EXERCISE REQUIREMENTS
The exercise asks you to copy every line below in which "Python" appears.

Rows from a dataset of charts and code
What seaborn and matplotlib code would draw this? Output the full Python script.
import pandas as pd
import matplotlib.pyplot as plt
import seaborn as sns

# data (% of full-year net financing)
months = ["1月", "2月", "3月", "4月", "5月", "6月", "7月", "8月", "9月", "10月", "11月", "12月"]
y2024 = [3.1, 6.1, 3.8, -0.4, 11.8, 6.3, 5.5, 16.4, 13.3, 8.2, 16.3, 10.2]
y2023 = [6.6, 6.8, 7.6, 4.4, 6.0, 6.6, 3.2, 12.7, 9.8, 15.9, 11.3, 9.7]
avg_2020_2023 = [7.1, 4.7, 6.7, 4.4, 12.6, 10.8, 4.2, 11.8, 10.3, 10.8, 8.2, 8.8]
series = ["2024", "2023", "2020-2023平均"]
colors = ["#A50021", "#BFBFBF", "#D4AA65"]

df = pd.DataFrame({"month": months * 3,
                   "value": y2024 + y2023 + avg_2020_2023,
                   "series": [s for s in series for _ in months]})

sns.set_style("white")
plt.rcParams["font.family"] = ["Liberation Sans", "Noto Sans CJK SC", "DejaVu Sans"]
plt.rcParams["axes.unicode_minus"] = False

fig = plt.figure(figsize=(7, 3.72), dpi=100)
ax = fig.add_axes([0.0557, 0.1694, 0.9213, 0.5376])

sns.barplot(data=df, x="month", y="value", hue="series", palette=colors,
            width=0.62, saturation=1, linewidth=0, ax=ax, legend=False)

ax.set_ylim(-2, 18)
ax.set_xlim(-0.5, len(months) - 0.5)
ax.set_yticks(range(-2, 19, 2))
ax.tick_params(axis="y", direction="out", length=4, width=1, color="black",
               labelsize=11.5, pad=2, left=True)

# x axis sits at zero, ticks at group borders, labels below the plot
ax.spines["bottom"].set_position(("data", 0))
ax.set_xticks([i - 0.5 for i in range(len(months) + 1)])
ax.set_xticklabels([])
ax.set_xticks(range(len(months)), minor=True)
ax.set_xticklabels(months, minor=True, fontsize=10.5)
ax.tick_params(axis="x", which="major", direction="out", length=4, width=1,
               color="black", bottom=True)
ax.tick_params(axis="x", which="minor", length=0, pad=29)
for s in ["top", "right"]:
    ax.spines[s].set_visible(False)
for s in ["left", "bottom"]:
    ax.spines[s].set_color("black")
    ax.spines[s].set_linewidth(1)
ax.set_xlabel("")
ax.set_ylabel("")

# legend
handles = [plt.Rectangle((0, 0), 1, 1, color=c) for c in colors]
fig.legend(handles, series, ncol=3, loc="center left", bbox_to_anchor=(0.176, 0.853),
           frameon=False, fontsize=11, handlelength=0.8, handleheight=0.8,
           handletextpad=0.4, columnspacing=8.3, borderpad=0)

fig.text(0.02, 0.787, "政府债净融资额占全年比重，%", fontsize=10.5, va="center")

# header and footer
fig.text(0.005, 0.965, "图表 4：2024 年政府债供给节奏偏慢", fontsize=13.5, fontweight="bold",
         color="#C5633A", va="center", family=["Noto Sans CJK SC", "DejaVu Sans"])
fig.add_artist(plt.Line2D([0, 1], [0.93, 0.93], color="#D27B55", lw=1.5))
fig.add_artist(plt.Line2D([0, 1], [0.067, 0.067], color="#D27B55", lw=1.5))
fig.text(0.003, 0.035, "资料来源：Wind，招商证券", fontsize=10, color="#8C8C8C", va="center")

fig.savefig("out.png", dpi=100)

---

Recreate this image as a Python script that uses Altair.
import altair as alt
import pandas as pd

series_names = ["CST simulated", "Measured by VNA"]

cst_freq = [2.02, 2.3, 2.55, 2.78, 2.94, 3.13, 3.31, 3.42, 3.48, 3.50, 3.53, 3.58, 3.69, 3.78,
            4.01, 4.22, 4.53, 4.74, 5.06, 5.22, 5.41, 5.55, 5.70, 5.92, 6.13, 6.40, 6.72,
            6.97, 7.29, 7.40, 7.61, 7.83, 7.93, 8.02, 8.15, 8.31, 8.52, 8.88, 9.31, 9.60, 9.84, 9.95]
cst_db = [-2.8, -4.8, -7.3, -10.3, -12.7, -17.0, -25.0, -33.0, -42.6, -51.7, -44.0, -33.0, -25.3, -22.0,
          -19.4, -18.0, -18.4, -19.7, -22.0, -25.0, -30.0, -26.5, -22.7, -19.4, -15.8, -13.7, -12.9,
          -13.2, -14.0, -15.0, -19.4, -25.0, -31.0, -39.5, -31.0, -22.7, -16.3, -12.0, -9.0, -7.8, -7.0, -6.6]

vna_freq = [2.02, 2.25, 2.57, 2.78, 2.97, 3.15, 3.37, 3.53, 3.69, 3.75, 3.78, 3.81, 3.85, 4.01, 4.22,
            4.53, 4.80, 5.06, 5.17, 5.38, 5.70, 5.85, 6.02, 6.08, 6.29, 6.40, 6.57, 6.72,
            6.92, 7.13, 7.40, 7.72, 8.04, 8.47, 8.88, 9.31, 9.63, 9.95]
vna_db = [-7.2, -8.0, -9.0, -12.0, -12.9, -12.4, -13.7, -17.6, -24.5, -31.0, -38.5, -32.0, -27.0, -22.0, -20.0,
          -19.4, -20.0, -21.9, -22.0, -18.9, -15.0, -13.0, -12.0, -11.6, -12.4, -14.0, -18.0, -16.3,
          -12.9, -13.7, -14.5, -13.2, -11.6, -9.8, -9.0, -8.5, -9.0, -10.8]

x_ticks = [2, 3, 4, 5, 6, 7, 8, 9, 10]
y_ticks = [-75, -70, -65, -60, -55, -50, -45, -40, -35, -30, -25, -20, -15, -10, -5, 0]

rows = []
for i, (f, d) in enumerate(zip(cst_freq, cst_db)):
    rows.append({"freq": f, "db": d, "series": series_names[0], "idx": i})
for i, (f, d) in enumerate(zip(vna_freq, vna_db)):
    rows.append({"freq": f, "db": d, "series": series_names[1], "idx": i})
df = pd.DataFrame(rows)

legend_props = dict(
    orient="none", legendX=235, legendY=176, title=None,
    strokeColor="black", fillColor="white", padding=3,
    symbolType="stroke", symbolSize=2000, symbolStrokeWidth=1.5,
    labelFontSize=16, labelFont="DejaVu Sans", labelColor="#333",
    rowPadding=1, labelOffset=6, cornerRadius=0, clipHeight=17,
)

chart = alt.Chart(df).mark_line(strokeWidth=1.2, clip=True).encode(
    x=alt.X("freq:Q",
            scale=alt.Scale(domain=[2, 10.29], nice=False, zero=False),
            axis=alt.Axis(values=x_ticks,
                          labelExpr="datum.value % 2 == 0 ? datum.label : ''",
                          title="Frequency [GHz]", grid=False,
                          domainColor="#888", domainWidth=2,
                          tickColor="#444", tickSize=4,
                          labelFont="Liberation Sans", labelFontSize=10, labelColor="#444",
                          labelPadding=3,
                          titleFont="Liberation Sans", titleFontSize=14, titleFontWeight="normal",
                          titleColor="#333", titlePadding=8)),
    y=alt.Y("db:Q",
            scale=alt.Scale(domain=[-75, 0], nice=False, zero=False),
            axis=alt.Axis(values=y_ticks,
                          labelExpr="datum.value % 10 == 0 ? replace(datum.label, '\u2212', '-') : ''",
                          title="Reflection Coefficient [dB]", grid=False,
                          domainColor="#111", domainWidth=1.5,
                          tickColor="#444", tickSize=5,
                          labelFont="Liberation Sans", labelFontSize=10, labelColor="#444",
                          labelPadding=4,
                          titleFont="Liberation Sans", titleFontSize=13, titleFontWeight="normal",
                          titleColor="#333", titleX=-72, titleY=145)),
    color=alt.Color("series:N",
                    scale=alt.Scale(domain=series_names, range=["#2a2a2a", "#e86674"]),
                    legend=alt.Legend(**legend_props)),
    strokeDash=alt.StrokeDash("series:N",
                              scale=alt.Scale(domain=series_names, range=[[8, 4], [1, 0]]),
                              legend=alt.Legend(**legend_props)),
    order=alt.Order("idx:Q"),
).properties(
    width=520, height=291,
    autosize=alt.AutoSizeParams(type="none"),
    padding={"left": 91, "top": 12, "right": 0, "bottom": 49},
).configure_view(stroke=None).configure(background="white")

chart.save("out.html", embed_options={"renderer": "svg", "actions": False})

SOLUTION FOR THIS EXERCISE
What seaborn and matplotlib code would draw this? Output the full Python script.
Recreate this image as a Python script that uses Altair.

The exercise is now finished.